Re: Obrigações Montepio 2011/2015

[/quote][/quote]Reislb Escreveu:A verdade é que uma amiga minha (que trabalha na área de regulação financeira) uma vez me disse algo que me deixou a pensar. "Quando vais à farmácia pedir algo para a dor de cabeça sabes o que te estão a dar? Mas mesmo assim esperas que te dêem algo para os sintomas apresentados."
Não resisto a comentar esta analogia da regulação/supervisão financeira. Porque a considero errada e ilustrativa do que está mal não só na regulação/supervisão, como também nos investidores e prestadores de serviços financeiros.
1º - O paracetamol para a dor de cabeça na farmácia seria equivalente aos depósitos a prazo nos bancos. E esses toda a gente conhece. Mas as farmácias não vendem só paracetamol. Como os bancos não "vendem" só depósitos.

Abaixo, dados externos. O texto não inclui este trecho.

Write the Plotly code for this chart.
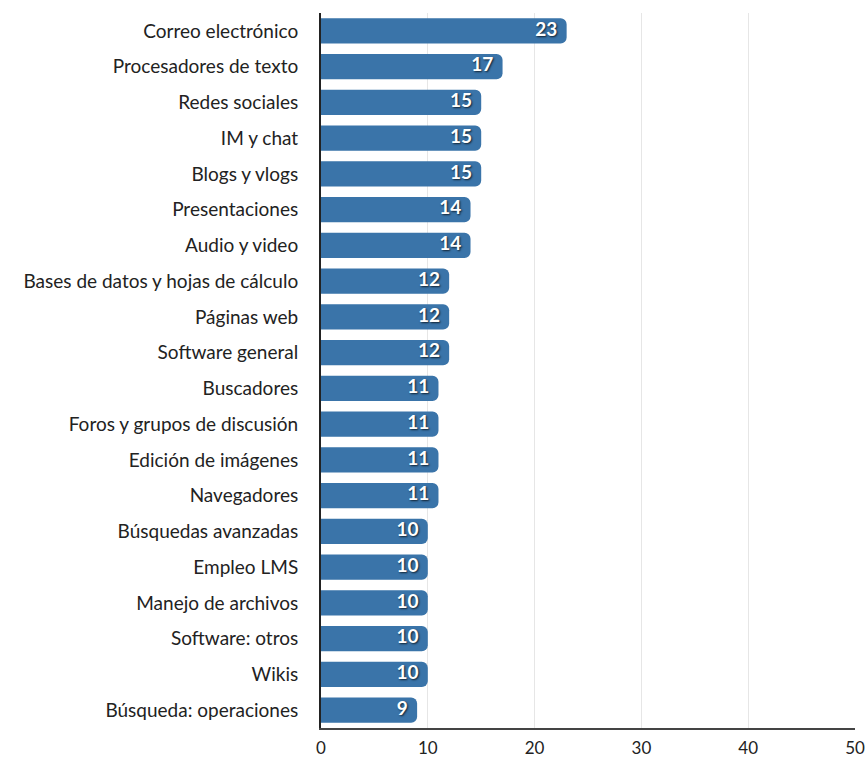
import plotly.graph_objects as go

categories = [
    "Correo electrónico", "Procesadores de texto", "Redes sociales", "IM y chat",
    "Blogs y vlogs", "Presentaciones", "Audio y video",
    "Bases de datos y hojas de cálculo", "Páginas web", "Software general",
    "Buscadores", "Foros y grupos de discusión", "Edición de imágenes",
    "Navegadores", "Búsquedas avanzadas", "Empleo LMS", "Manejo de archivos",
    "Software: otros", "Wikis", "Búsqueda: operaciones",
]
values = [23, 17, 15, 15, 15, 14, 14, 12, 12, 12, 11, 11, 11, 11, 10, 10, 10, 10, 10, 9]
x_ticks = [0, 10, 20, 30, 40, 50]

fig = go.Figure()
fig.add_trace(go.Bar(
    x=values,
    y=categories,
    orientation="h",
    marker=dict(color="#3a74a9", cornerradius=6, line=dict(width=0)),
    width=0.7,
    hoverinfo="x+y",
))
fig.add_trace(go.Scatter(
    x=values,
    y=categories,
    mode="text",
    text=[f"{v}\u00a0\u00a0" for v in values],
    textposition="middle left",
    textfont=dict(family="Lato", size=19, color="white", weight="bold",
                  shadow="1px 1px 2px #10202e"),
    hoverinfo="skip",
    cliponaxis=False,
))

fig.update_layout(
    width=867, height=760,
    margin=dict(l=321, r=12, t=13, b=32),
    paper_bgcolor="white",
    plot_bgcolor="white",
    showlegend=False,
    font=dict(family="Lato", size=19, color="#222222"),
    xaxis=dict(
        range=[0, 50],
        tickvals=x_ticks,
        ticktext=[str(t) for t in x_ticks],
        showgrid=True,
        gridcolor="#e6e6e6",
        gridwidth=1,
        showline=True,
        linecolor="#444444",
        linewidth=2,
        zeroline=False,
        ticks="",
        ticklabelstandoff=4,
        tickfont=dict(size=17, color="#222222"),
        automargin=False,
        fixedrange=True,
    ),
    yaxis=dict(
        categoryorder="array",
        categoryarray=categories[::-1],
        range=[-0.5, len(categories) - 0.5],
        showline=True,
        linecolor="#222222",
        linewidth=2,
        ticks="",
        ticklabelstandoff=17,
        tickfont=dict(size=19, color="#222222"),
        showgrid=False,
        automargin=False,
        fixedrange=True,
    ),
)

fig.write_html(
    "out.html",
    post_script="document.body.style.margin='0';document.body.style.overflow='hidden';",
)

2º - Se em vez de paracetamol precisarmos de antibiótico que resposta nos dará o farmacêutico? Nem mais, que precisamos da opinião de "um especialista". Chama-se "receita médica". E, na analogia anterior, os gestores de conta dos bancos são "farmacêuticos" ou "médicos"? (Não pretendo menosprezar qualquer profissão, apenas ilustrar a importância de cada função e da formação inerente à mesma). Eu temo que muitos deles não tenha capacidade para passar "receitas financeiras". Não que sejam incompetentes. Antes pelo contrário. A maioria deles são muito competentes, mas só tiveram formação para "farmacêuticos" e não para "médicos". O exemplo descrito pelo zezeze ilustra claramente este ponto. Talvez nos últimos anos os bancos tenham pedido aos seus colaboradores para serem "médicos" à pressão, sem lhes dar a formação necessária. Ou alguns colaboradores decidiram que não valia a pena o esforço adicional.

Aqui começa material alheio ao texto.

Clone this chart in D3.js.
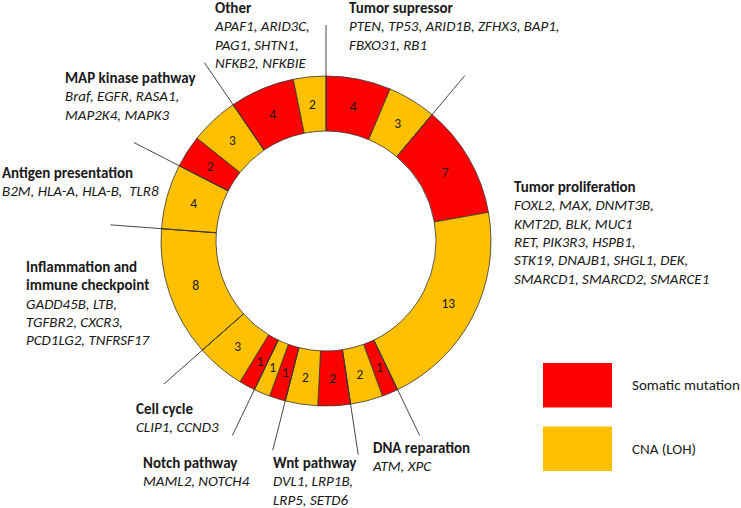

3º -Se não é preciso saber "o que nos estão a dar", então porque razão insistem os reguladores/supervisores para que os bancos produzam verdadeiras pilhas de documentos sobre cada produto financeiro? E para que insistem que esses documentos sejam disponibilizados aos investidores? E exigem que os investidores os leiam antes de investir? E que confirmem que os entenderam? Por isso a analogia é tão errada, mais ainda vinda de um regulador. Sim, o investidor precisa de entender o que lhe estão a dar. E se não tem formação, tempo ou disposição para se informar, resta-lhe ficar com as alternativas que entende.
4º - Se vamos à farmácia pedir algo para a "dor de cabeça" e nos entregam uma embalagem que diz "anti-inflamatório", vamos tomar sem questionar? Ou vamos perguntar ao farmacêutico se tem a certeza que é o medicamento certo? E na banca? Se pedimos um "depósito a prazo" e não dão um prospecto de 200 páginas de uma "obrigação do banco" que paga juros anuais como se fosse um depósito e nos garantem que é a mesma coisa, que é tudo garantido pelo banco, o que fazemos? Deveríamos perguntar ao gestor se é mesmo o "medicamento" que nós pedimos.

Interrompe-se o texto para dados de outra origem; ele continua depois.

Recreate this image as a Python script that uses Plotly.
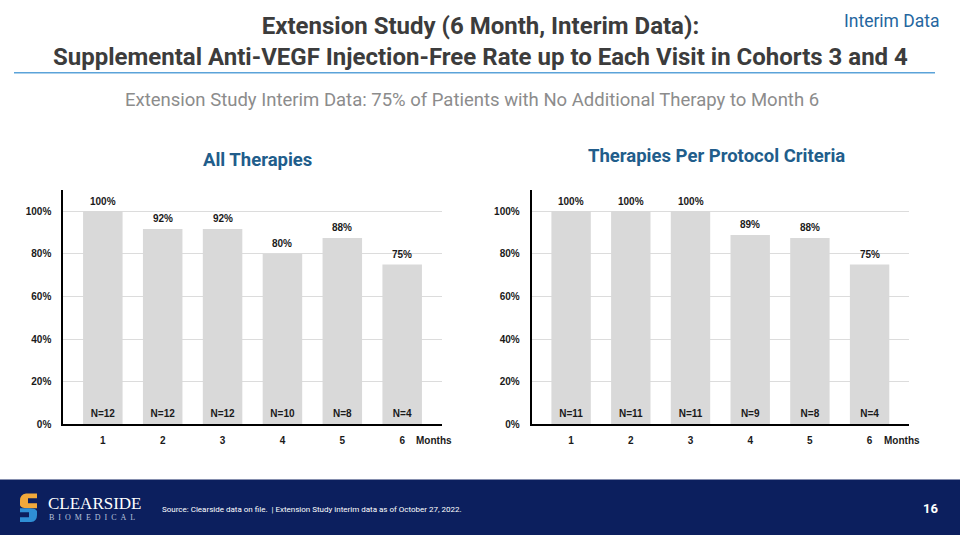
import plotly.graph_objects as go

months = [1, 2, 3, 4, 5, 6]
month_labels = ["1", "2", "3", "4", "5", "6"]
all_rate = [100, 91.7, 91.7, 80, 87.5, 75]
all_n = ["N=12", "N=12", "N=12", "N=10", "N=8", "N=4"]
proto_rate = [100, 100, 100, 88.9, 87.5, 75]
proto_n = ["N=11", "N=11", "N=11", "N=9", "N=8", "N=4"]
y_ticks = [0, 20, 40, 60, 80, 100]
y_tick_labels = ["0%", "20%", "40%", "60%", "80%", "100%"]

W, H = 960, 540
def px(x): return x / W
def py(y): return 1 - y / H

BAR = "#d9d9d9"
LBL = dict(family="Liberation Sans, Arial", size=10, color="#1a1a1a", weight="bold")

fig = go.Figure()
ann = []
for i, (rate, ns) in enumerate([(all_rate, all_n), (proto_rate, proto_n)]):
    xa = "x" if i == 0 else "x2"
    ya = "y" if i == 0 else "y2"
    fig.add_trace(go.Bar(x=months, y=rate, xaxis=xa, yaxis=ya, width=0.66,
                         marker=dict(color=BAR, line=dict(width=0)),
                         showlegend=False, hoverinfo="skip"))
    fig.add_trace(go.Scatter(x=months, y=[4.8] * 6, xaxis=xa, yaxis=ya, mode="text",
                             text=ns, textfont=LBL, showlegend=False, hoverinfo="skip",
                             cliponaxis=False))
    for m, v in zip(months, rate):
        ann.append(dict(text=f"{v:.0f}%", x=m, y=v, xref=xa, yref=ya, showarrow=False,
                        yshift=10, font=LBL, xanchor="center", yanchor="middle"))

ax_common = dict(range=[0.34, 6.66], tickvals=months, ticktext=month_labels,
                 showgrid=False, showline=True, linecolor="#000000", linewidth=2,
                 ticks="", tickfont=LBL, ticklabelstandoff=6, zeroline=False,
                 fixedrange=True)
ay_common = dict(range=[0, 110], tickvals=y_ticks, ticktext=y_tick_labels,
                 showgrid=True, gridcolor="#dcdcdc", gridwidth=1, showline=True,
                 linecolor="#000000", linewidth=2, ticks="", tickfont=LBL,
                 ticklabelstandoff=8, zeroline=False, fixedrange=True)

fig.update_layout(
    width=W, height=H, margin=dict(l=0, r=0, t=0, b=0),
    paper_bgcolor="white", plot_bgcolor="white",
    xaxis=dict(domain=[px(63.3), px(441.7)], anchor="y", **ax_common),
    yaxis=dict(domain=[py(428.3), py(191.7)], anchor="x", **ay_common),
    xaxis2=dict(domain=[px(531.7), px(909)], anchor="y2", **ax_common),
    yaxis2=dict(domain=[py(428.3), py(191.7)], anchor="x2", **ay_common),
    bargap=0.34,
)

ann.append(dict(text="Extension Study (6 Month, Interim Data):<br>Supplemental Anti-VEGF Injection-Free Rate up to Each Visit in Cohorts 3 and 4",
                x=px(480), y=py(42), xref="paper", yref="paper", showarrow=False,
                font=dict(family="Roboto", size=24, color="#3c3c3c", weight="bold"),
                align="center", xanchor="center", yanchor="middle"))
ann.append(dict(text="Interim Data", x=px(892), y=py(21), xref="paper", yref="paper",
                showarrow=False, font=dict(family="Roboto", size=17.5, color="#2566a0"),
                xanchor="center", yanchor="middle"))
ann.append(dict(text="Extension Study Interim Data: 75% of Patients with No Additional Therapy to Month 6",
                x=px(472), y=py(101), xref="paper", yref="paper", showarrow=False,
                font=dict(family="Roboto", size=18.5, color="#8c8c8c"),
                xanchor="center", yanchor="middle"))
ann.append(dict(text="All Therapies", x=px(257), y=py(161), xref="paper", yref="paper",
                showarrow=False, font=dict(family="Roboto", size=18.5, color="#215d8b", weight="bold"),
                xanchor="center", yanchor="middle"))
ann.append(dict(text="Therapies Per Protocol Criteria", x=px(716), y=py(157), xref="paper", yref="paper",
                showarrow=False, font=dict(family="Roboto", size=18.5, color="#215d8b", weight="bold"),
                xanchor="center", yanchor="middle"))
for mx in (414, 882):
    ann.append(dict(text="Months", x=px(mx), y=py(445), xref="paper", yref="paper",
                    showarrow=False, font=dict(family="Liberation Sans, Arial", size=10, color="#1a1a1a", weight="bold"),
                    xanchor="left", yanchor="middle"))
# footer
ann.append(dict(text="CLEARSIDE", x=px(46), y=py(508), xref="paper", yref="paper",
                showarrow=False, font=dict(family="Liberation Serif", size=17, color="white"),
                xanchor="left", yanchor="middle"))
ann.append(dict(text="\u2002".join("BIOMEDICAL"), x=px(47), y=py(522), xref="paper", yref="paper",
                showarrow=False, font=dict(family="Liberation Serif", size=8, color="#b9c4dc"),
                xanchor="left", yanchor="middle"))
ann.append(dict(text="Source: Clearside data on file.  | Extension Study interim data as of October 27, 2022.",
                x=px(160), y=py(514), xref="paper", yref="paper", showarrow=False,
                font=dict(family="Roboto", size=8, color="white"), xanchor="left", yanchor="middle"))
ann.append(dict(text="16", x=px(940), y=py(513), xref="paper", yref="paper", showarrow=False,
                font=dict(family="Roboto", size=13, color="white", weight="bold"),
                xanchor="right", yanchor="middle"))

shapes = [
    dict(type="line", xref="paper", yref="paper", x0=px(14), x1=px(935), y0=py(73.5), y1=py(73.5),
         line=dict(color="#5ba3d9", width=1.5)),
    dict(type="rect", xref="paper", yref="paper", x0=0, x1=1, y0=0, y1=py(484),
         fillcolor="#0c1f5e", line=dict(width=0), layer="below"),
    dict(type="path", xref="paper", yref="paper",
         path=f"M {px(37)} {py(498)} L {px(26)} {py(498)} Q {px(20)} {py(499)} {px(20)} {py(505)} L {px(20)} {py(510)} Q {px(21)} {py(513)} {px(27)} {py(513)} L {px(37)} {py(513)} L {px(37)} {py(508)} L {px(28)} {py(508)} L {px(28)} {py(503)} L {px(37)} {py(503)} Z",
         fillcolor="#f2a93b", line=dict(width=0)),
    dict(type="path", xref="paper", yref="paper",
         path=f"M {px(20)} {py(527)} L {px(31)} {py(527)} Q {px(37)} {py(526)} {px(37)} {py(520)} L {px(37)} {py(516)} Q {px(36)} {py(513)} {px(30)} {py(513)} L {px(20)} {py(513)} L {px(20)} {py(517)} L {px(29)} {py(517)} L {px(29)} {py(522)} L {px(20)} {py(522)} Z",
         fillcolor="#2f8fd6", line=dict(width=0)),
]
fig.update_layout(annotations=ann, shapes=shapes)
fig.write_html("out.html")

5º - A atitude paternalista que a analogia demonstra - uma confiança cega nos "farmacêuticos" e "bancários" - pode criar o incentivo à des-responsabilização dos clientes. E depois lá virão as frases: "fui enganado! Pensei que era depósito!". Numa decisão de investimento com intervenção do banco tem que existir co-responsabilização do investidor e do banco. E não só do banco.
6º - A literária financeira é um problema. E não só em Portugal. Mas eu fico espantado não seja relevante ensinar nada sobre o sector bancário, como funciona um banco, empréstimos, depósitos, taxas de juro, obrigações, ações, etc... Afinal, o comum dos mortais, mais tarde ou mais cedo vai ter que lidar com uma conta bancária. Com empréstimos ou investimentos. Mas parece que pedir que se formem pessoas para algo que vão utilizar durante a vida futura. A analogia com a farmácia parece indiciar que este aumento da literária financeira é desnecessária. Afinal, parecem pensar os os reguladores, temos os "farmacêuticos" e os "médicos". Mas quem melhor conhece os sintomas? É o "médico" ou o "paciente"?